| Exercise task |
Scan the records below for the line with "Reproduce this diagram with TikZ." and the line with "size=42pt,inner sep=0pt,outer sep=0pt]", and retype that range exactly, both ends included, pictures excepted.

| Records with drawing code |
──────────

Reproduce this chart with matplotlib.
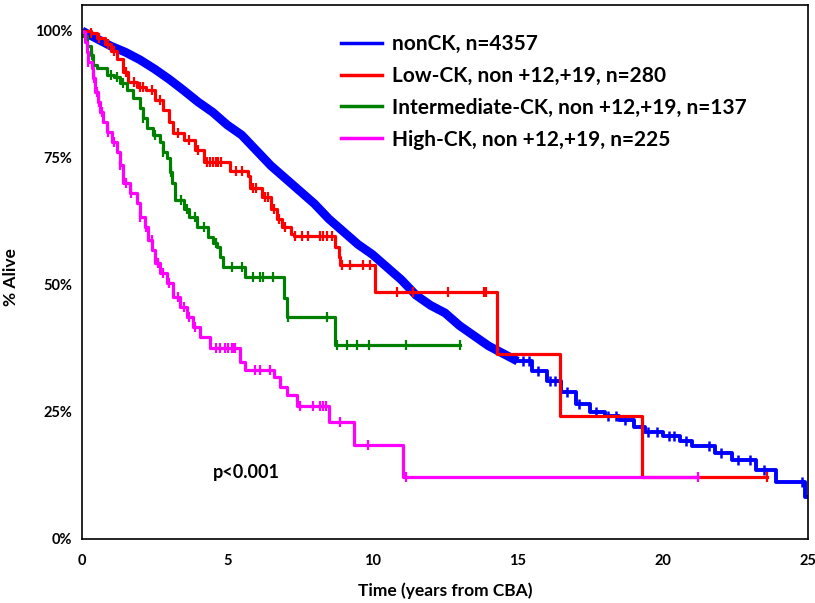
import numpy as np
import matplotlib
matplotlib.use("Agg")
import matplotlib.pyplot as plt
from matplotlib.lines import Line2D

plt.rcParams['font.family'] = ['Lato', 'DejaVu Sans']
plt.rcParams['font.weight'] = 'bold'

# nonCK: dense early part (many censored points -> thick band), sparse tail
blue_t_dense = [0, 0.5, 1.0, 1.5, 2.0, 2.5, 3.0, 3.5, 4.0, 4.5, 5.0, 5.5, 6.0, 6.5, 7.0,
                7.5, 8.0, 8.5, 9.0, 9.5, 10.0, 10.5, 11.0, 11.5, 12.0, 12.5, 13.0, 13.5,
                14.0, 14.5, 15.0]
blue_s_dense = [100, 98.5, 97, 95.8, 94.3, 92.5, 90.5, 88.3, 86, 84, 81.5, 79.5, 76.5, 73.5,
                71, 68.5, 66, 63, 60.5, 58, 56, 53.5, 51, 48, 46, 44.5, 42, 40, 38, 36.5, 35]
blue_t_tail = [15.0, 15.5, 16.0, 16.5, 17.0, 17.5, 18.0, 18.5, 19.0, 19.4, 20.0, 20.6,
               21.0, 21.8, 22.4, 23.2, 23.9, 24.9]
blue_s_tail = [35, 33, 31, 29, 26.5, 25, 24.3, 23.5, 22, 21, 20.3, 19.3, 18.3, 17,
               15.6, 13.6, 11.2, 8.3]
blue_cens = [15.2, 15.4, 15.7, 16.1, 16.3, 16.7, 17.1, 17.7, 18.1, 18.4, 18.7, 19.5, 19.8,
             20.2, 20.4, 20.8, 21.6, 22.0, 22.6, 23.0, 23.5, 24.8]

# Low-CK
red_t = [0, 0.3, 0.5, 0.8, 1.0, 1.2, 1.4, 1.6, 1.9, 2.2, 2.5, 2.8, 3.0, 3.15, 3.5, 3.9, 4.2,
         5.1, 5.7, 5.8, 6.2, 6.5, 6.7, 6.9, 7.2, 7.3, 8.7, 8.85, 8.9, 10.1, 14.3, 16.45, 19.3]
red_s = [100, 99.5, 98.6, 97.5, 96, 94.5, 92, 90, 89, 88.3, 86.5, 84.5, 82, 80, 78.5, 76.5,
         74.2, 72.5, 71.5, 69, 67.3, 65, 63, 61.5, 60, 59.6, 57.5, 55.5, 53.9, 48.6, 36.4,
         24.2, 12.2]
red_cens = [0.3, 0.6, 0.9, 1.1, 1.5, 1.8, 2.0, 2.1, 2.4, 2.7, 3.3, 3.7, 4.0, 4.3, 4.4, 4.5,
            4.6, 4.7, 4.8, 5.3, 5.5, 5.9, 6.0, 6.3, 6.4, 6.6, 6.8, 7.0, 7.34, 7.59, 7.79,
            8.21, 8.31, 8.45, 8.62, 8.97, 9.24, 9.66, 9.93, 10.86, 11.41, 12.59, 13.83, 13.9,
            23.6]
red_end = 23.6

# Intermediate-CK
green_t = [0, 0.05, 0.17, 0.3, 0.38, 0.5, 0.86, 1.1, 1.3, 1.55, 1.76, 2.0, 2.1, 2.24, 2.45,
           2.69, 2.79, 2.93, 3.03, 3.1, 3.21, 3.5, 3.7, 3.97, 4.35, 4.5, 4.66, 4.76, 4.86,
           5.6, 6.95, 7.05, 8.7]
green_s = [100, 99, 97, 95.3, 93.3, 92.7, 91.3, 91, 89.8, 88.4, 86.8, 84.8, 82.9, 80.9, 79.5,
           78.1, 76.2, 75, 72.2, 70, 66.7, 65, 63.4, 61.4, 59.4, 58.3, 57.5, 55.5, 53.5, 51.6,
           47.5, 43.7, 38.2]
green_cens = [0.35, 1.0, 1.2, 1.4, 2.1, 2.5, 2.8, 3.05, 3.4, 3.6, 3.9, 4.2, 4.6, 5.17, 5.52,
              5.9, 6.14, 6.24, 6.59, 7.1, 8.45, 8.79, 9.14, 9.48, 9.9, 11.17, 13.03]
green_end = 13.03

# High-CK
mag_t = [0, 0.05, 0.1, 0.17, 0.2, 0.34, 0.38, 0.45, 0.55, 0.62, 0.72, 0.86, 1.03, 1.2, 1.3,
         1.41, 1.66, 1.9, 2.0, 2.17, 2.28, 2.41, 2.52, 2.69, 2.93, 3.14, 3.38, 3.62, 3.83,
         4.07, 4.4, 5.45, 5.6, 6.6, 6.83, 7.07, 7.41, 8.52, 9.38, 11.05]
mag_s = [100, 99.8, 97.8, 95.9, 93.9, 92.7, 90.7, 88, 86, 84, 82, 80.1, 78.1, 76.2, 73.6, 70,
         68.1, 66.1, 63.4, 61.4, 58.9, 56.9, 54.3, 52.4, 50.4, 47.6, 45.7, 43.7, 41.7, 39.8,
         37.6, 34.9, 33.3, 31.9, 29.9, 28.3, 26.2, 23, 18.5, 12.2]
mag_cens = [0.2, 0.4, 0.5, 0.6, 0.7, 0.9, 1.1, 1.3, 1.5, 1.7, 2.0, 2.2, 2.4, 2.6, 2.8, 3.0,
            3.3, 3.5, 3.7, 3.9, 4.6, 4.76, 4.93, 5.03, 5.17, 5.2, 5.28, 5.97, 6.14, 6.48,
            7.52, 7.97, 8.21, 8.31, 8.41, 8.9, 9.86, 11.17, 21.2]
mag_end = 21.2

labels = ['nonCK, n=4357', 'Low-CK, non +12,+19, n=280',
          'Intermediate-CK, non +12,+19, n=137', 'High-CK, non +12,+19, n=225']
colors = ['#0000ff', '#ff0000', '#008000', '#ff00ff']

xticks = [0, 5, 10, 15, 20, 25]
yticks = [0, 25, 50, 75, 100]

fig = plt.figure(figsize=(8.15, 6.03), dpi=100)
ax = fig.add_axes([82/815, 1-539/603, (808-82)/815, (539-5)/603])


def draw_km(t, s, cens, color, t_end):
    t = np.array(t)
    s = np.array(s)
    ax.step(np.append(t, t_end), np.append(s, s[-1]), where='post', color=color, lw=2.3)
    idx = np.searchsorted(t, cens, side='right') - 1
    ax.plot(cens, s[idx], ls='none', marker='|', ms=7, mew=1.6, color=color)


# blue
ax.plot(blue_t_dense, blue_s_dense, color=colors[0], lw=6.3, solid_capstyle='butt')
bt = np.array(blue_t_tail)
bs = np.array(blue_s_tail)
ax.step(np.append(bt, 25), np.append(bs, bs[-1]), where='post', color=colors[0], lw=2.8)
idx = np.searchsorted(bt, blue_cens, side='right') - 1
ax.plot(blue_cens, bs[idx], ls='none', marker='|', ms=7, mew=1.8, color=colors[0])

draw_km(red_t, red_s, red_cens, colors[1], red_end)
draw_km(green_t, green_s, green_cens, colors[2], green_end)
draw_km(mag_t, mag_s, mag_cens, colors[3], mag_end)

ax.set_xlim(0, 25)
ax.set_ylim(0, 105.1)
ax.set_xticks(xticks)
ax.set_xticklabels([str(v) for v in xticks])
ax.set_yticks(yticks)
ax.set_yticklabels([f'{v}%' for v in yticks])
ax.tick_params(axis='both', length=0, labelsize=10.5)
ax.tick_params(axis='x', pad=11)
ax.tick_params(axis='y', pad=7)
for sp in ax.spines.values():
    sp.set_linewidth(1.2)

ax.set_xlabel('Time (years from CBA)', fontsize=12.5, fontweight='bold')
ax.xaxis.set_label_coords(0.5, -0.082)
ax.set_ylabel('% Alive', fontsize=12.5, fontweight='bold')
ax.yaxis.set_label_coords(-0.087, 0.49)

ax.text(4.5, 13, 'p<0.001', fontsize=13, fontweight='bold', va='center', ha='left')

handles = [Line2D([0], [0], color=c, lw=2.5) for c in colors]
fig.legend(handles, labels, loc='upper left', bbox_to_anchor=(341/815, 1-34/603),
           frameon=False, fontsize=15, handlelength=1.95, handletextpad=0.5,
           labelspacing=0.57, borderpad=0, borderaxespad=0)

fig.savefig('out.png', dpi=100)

──────────

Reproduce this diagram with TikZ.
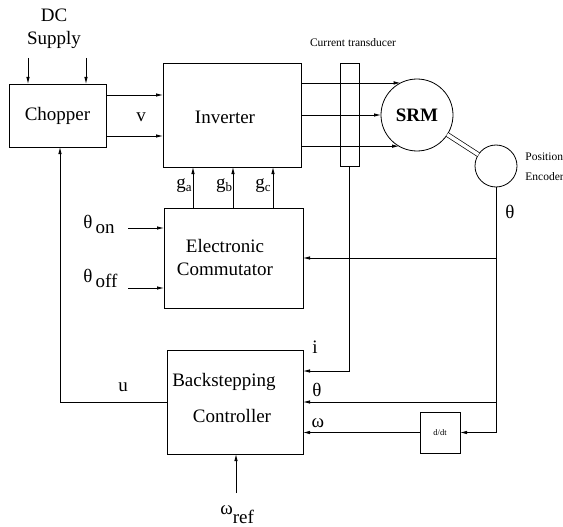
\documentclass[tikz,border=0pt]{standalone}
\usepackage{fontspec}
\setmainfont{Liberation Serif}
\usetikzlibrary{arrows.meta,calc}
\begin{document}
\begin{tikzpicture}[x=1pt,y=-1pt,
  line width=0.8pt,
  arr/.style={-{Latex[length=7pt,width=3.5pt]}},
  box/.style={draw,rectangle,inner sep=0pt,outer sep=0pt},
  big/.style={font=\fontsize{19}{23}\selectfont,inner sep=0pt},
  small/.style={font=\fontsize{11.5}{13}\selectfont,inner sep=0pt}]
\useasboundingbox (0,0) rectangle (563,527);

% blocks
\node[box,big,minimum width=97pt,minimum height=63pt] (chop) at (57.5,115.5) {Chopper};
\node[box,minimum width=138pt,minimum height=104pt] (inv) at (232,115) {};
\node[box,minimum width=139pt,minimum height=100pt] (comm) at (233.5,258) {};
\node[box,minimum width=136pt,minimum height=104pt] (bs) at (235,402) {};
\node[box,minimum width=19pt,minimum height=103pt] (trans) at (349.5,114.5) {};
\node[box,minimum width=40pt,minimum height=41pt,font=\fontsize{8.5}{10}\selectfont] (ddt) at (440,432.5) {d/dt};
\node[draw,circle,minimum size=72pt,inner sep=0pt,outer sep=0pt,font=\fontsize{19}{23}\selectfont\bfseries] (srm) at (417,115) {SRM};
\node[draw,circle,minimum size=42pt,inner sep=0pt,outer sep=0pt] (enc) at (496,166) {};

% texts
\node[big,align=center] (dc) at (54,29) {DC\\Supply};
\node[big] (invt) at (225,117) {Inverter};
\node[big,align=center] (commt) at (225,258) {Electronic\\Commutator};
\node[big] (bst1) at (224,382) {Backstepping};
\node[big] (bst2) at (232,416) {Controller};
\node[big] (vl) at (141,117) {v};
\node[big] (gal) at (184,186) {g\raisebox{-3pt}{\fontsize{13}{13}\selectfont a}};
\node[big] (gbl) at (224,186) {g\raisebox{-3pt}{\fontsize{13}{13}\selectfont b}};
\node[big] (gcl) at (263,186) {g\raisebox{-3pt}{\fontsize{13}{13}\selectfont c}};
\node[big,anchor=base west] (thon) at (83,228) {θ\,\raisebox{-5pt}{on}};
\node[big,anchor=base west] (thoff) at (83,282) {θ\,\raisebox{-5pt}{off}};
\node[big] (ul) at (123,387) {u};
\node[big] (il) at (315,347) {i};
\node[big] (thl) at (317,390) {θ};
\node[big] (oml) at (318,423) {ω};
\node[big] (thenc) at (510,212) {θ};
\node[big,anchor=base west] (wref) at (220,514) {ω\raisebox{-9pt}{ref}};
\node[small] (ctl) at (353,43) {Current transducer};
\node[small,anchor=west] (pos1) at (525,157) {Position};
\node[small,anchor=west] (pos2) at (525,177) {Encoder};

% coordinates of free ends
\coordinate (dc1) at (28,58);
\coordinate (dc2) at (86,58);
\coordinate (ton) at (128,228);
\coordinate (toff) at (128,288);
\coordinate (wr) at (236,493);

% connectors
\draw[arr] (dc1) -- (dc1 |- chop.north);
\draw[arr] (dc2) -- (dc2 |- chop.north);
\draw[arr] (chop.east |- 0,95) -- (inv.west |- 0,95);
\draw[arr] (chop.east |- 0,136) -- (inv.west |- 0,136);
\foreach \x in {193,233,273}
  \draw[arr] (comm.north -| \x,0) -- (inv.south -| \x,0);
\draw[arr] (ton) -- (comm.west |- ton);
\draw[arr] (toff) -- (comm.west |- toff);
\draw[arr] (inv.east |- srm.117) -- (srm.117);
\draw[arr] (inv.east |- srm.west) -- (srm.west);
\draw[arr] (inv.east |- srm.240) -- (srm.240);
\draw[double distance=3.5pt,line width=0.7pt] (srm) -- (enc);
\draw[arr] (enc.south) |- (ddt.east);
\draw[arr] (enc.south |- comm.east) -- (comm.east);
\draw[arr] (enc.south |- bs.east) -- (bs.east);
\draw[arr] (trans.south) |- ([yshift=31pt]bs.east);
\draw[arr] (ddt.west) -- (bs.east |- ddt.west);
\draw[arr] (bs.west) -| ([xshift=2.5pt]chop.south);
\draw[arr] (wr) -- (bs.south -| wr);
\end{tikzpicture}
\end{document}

──────────

| The output |
Reproduce this diagram with TikZ.
\documentclass[tikz,border=0pt]{standalone}
\usepackage{fontspec}
\setmainfont{Liberation Serif}
\usetikzlibrary{arrows.meta,calc}
\begin{document}
\begin{tikzpicture}[x=1pt,y=-1pt,
  line width=0.8pt,
  arr/.style={-{Latex[length=7pt,width=3.5pt]}},
  box/.style={draw,rectangle,inner sep=0pt,outer sep=0pt},
  big/.style={font=\fontsize{19}{23}\selectfont,inner sep=0pt},
  small/.style={font=\fontsize{11.5}{13}\selectfont,inner sep=0pt}]
\useasboundingbox (0,0) rectangle (563,527);

% blocks
\node[box,big,minimum width=97pt,minimum height=63pt] (chop) at (57.5,115.5) {Chopper};
\node[box,minimum width=138pt,minimum height=104pt] (inv) at (232,115) {};
\node[box,minimum width=139pt,minimum height=100pt] (comm) at (233.5,258) {};
\node[box,minimum width=136pt,minimum height=104pt] (bs) at (235,402) {};
\node[box,minimum width=19pt,minimum height=103pt] (trans) at (349.5,114.5) {};
\node[box,minimum width=40pt,minimum height=41pt,font=\fontsize{8.5}{10}\selectfont] (ddt) at (440,432.5) {d/dt};
\node[draw,circle,minimum size=72pt,inner sep=0pt,outer sep=0pt,font=\fontsize{19}{23}\selectfont\bfseries] (srm) at (417,115) {SRM};
\node[draw,circle,minimum size=42pt,inner sep=0pt,outer sep=0pt] (enc) at (496,166) {};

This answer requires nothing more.